EXTRACTED ENTRIES:
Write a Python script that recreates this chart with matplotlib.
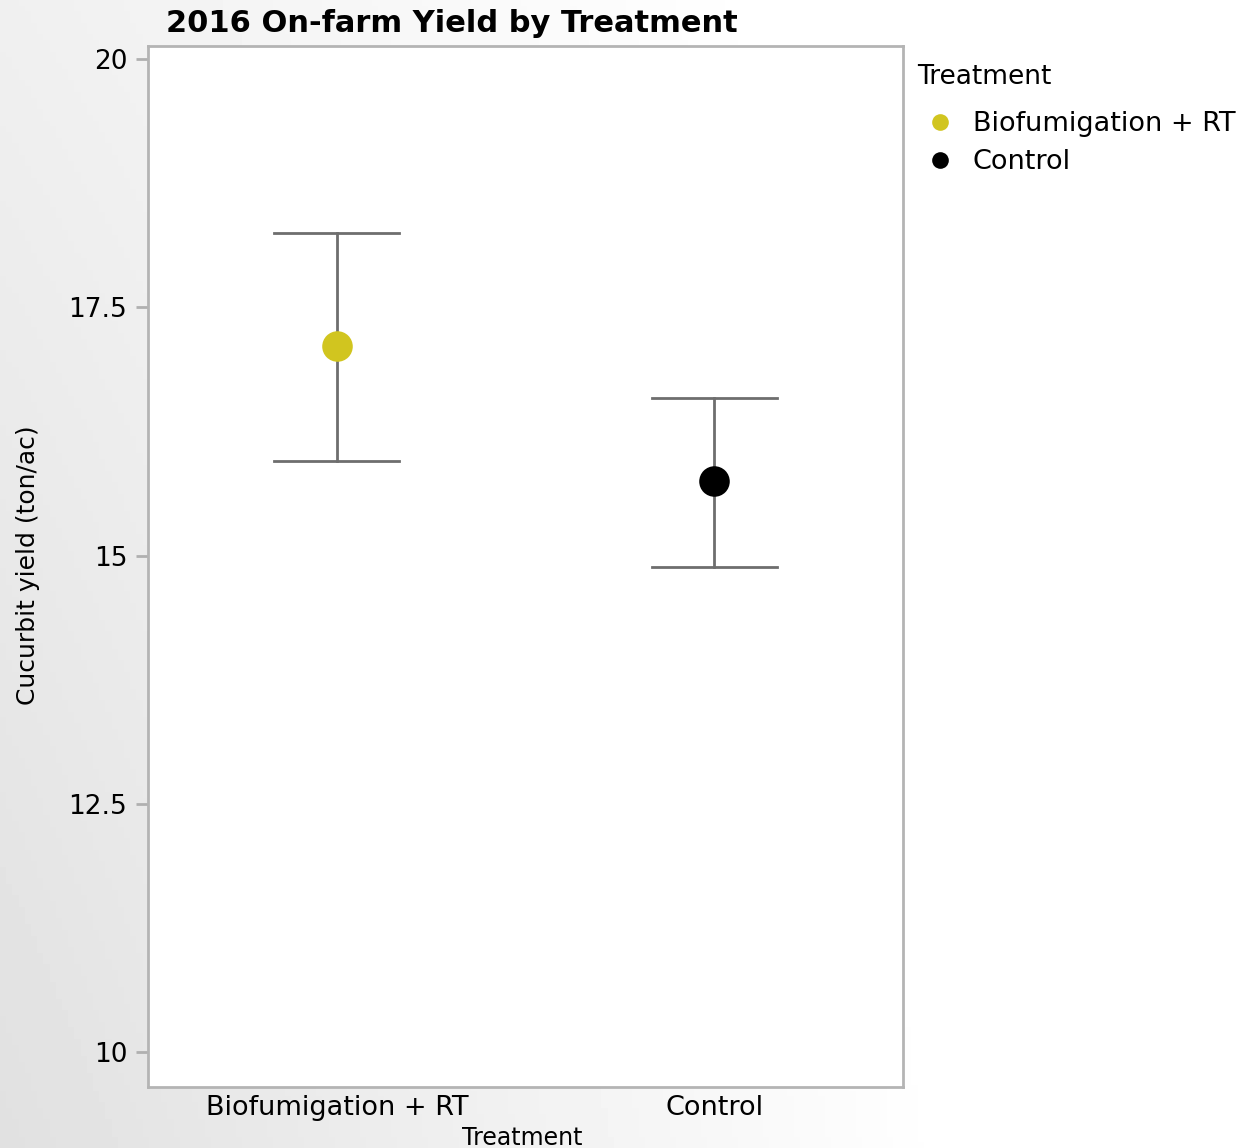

---

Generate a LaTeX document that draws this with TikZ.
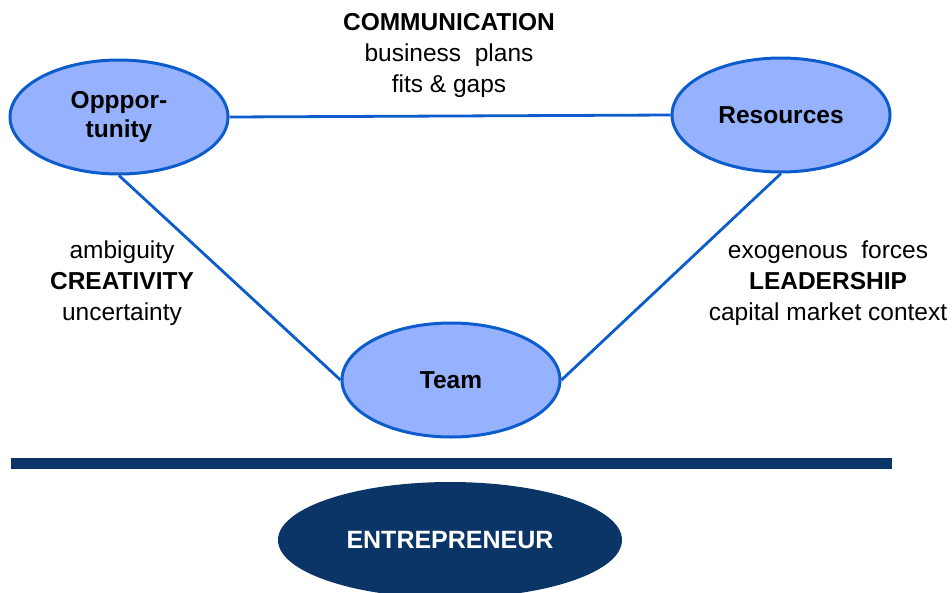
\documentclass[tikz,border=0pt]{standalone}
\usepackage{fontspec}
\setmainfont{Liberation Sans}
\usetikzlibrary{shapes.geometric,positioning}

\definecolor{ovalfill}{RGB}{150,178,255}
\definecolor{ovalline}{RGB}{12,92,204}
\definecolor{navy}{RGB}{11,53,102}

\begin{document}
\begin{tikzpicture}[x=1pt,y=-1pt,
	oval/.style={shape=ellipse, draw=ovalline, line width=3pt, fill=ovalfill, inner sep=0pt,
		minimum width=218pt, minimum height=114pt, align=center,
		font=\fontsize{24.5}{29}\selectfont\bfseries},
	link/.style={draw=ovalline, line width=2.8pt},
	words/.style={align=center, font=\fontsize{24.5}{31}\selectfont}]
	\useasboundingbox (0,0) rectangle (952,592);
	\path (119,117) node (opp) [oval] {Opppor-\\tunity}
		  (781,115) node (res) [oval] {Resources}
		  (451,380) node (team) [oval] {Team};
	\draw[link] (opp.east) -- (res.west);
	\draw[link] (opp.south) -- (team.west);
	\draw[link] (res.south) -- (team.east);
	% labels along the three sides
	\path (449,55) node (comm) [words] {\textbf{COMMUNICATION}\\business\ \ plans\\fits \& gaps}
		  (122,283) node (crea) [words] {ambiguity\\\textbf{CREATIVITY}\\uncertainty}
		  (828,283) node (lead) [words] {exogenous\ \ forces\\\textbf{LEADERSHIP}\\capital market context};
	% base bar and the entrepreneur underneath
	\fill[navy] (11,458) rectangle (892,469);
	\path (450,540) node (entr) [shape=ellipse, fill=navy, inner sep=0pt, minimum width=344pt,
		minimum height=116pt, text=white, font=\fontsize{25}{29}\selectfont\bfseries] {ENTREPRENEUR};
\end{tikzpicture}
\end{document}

WRITTEN EXERCISE: Gather up every line from the listing above in which the word "with" occurs.

RESULT FOR THIS EXERCISE:
Write a Python script that recreates this chart with matplotlib.
Generate a LaTeX document that draws this with TikZ.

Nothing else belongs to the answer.